Request >>
Please print exactly the lines below, from the start of the material up to and including the line with "R_xpos = R_ydom[0]", but none of the pictures.

START

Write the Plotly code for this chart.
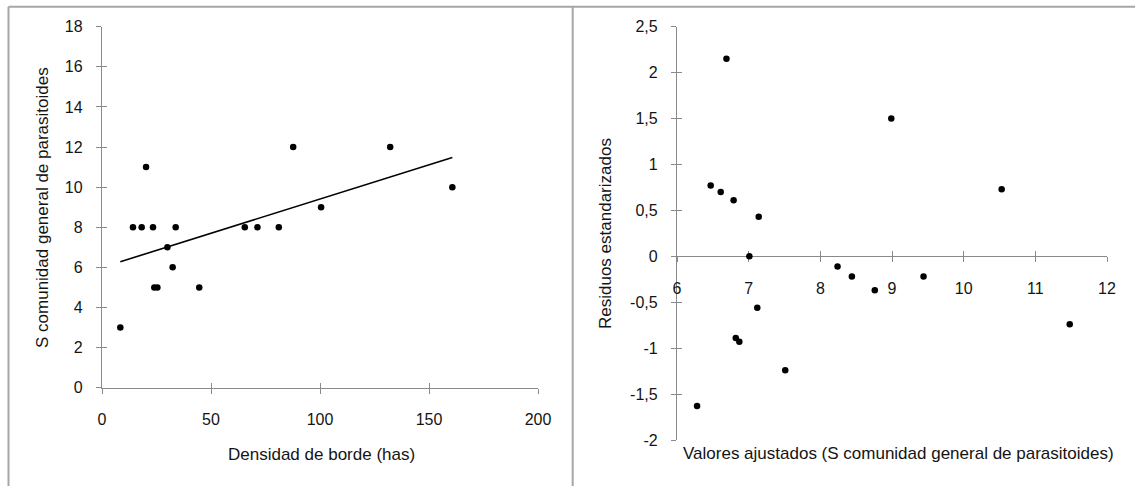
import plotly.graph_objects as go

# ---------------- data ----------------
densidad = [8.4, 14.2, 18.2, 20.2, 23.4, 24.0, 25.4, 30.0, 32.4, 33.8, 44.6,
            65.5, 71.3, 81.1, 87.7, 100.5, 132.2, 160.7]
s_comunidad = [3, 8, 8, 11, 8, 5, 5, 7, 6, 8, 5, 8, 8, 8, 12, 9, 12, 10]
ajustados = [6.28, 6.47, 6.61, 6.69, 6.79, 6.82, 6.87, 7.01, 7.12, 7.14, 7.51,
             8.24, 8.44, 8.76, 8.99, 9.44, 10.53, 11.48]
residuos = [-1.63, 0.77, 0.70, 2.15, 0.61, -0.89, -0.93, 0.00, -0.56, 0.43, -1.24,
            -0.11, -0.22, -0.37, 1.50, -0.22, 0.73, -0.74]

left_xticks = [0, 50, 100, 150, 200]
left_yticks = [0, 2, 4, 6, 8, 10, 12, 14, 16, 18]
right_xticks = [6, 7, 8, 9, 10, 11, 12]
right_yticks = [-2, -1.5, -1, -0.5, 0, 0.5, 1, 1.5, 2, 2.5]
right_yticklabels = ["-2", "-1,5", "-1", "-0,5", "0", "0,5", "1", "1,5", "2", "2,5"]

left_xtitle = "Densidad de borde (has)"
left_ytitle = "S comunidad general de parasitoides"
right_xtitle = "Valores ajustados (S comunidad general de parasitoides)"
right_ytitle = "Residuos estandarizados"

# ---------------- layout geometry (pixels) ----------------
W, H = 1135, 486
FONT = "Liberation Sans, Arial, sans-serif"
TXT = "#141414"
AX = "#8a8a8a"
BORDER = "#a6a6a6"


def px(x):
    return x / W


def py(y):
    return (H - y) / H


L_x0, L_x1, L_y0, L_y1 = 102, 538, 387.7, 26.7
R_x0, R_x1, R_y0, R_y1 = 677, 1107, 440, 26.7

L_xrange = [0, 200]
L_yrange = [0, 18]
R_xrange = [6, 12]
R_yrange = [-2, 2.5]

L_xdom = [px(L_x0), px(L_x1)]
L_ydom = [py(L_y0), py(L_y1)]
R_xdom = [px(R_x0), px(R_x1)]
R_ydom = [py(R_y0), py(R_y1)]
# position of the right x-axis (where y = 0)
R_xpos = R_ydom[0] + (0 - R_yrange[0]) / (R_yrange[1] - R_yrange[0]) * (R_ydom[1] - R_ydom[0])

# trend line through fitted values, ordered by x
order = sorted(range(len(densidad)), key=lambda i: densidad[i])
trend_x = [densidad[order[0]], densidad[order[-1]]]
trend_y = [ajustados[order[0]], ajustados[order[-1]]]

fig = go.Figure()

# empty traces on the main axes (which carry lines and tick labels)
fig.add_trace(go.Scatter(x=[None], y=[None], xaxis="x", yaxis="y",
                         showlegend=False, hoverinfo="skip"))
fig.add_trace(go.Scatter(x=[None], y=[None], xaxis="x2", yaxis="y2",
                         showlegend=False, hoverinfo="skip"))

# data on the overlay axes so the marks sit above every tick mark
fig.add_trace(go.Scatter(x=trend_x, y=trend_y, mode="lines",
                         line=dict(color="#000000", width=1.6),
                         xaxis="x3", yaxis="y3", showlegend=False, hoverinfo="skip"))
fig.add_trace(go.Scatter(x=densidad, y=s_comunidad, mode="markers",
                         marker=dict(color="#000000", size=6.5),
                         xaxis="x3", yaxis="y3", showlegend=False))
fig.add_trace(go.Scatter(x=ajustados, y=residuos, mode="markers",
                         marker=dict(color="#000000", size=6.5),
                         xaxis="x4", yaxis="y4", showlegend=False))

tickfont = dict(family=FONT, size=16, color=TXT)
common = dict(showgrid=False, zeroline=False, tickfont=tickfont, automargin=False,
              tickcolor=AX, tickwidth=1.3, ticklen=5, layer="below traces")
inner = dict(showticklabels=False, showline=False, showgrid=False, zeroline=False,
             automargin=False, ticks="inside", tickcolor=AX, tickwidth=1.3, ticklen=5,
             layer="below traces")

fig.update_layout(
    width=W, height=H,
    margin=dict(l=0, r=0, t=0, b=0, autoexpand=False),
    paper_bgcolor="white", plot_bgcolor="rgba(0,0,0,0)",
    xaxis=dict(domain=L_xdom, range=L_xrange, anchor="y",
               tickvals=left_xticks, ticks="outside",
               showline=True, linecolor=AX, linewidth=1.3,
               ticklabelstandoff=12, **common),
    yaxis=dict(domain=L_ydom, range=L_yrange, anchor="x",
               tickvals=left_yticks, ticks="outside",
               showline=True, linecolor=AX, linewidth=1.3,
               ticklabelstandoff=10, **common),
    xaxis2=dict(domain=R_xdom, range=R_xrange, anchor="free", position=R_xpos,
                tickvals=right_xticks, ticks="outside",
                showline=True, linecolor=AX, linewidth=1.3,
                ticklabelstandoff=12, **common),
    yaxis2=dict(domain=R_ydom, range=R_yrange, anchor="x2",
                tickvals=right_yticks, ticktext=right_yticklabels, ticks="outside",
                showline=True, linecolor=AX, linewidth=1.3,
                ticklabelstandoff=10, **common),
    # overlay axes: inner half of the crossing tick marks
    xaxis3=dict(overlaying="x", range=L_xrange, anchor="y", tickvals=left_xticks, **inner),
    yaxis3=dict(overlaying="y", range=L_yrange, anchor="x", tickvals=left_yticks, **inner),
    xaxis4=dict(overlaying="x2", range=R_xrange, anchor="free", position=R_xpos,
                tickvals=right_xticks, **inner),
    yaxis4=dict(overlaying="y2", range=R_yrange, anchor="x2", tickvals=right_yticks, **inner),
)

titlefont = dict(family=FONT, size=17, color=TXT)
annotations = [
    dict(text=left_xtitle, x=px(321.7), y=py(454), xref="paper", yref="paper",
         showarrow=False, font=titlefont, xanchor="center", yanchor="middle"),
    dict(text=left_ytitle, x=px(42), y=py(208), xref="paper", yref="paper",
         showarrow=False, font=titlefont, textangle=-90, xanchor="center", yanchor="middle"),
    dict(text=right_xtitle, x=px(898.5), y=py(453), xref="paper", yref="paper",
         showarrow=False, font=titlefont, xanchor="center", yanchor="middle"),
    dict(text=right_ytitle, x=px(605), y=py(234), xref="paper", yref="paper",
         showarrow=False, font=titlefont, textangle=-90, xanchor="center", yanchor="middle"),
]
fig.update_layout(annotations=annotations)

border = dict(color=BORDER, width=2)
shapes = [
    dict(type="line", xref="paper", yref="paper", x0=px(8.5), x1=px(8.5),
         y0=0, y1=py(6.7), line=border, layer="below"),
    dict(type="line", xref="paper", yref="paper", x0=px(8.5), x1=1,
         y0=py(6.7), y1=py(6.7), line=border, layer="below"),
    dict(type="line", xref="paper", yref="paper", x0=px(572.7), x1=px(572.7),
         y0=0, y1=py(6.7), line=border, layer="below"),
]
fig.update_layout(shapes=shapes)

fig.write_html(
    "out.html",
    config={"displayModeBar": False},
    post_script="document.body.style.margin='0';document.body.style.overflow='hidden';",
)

END

Answer in full >>
Write the Plotly code for this chart.
import plotly.graph_objects as go

# ---------------- data ----------------
densidad = [8.4, 14.2, 18.2, 20.2, 23.4, 24.0, 25.4, 30.0, 32.4, 33.8, 44.6,
            65.5, 71.3, 81.1, 87.7, 100.5, 132.2, 160.7]
s_comunidad = [3, 8, 8, 11, 8, 5, 5, 7, 6, 8, 5, 8, 8, 8, 12, 9, 12, 10]
ajustados = [6.28, 6.47, 6.61, 6.69, 6.79, 6.82, 6.87, 7.01, 7.12, 7.14, 7.51,
             8.24, 8.44, 8.76, 8.99, 9.44, 10.53, 11.48]
residuos = [-1.63, 0.77, 0.70, 2.15, 0.61, -0.89, -0.93, 0.00, -0.56, 0.43, -1.24,
            -0.11, -0.22, -0.37, 1.50, -0.22, 0.73, -0.74]

left_xticks = [0, 50, 100, 150, 200]
left_yticks = [0, 2, 4, 6, 8, 10, 12, 14, 16, 18]
right_xticks = [6, 7, 8, 9, 10, 11, 12]
right_yticks = [-2, -1.5, -1, -0.5, 0, 0.5, 1, 1.5, 2, 2.5]
right_yticklabels = ["-2", "-1,5", "-1", "-0,5", "0", "0,5", "1", "1,5", "2", "2,5"]

left_xtitle = "Densidad de borde (has)"
left_ytitle = "S comunidad general de parasitoides"
right_xtitle = "Valores ajustados (S comunidad general de parasitoides)"
right_ytitle = "Residuos estandarizados"

# ---------------- layout geometry (pixels) ----------------
W, H = 1135, 486
FONT = "Liberation Sans, Arial, sans-serif"
TXT = "#141414"
AX = "#8a8a8a"
BORDER = "#a6a6a6"


def px(x):
    return x / W


def py(y):
    return (H - y) / H


L_x0, L_x1, L_y0, L_y1 = 102, 538, 387.7, 26.7
R_x0, R_x1, R_y0, R_y1 = 677, 1107, 440, 26.7

L_xrange = [0, 200]
L_yrange = [0, 18]
R_xrange = [6, 12]
R_yrange = [-2, 2.5]

L_xdom = [px(L_x0), px(L_x1)]
L_ydom = [py(L_y0), py(L_y1)]
R_xdom = [px(R_x0), px(R_x1)]
R_ydom = [py(R_y0), py(R_y1)]
# position of the right x-axis (where y = 0)
R_xpos = R_ydom[0] + (0 - R_yrange[0]) / (R_yrange[1] - R_yrange[0]) * (R_ydom[1] - R_ydom[0])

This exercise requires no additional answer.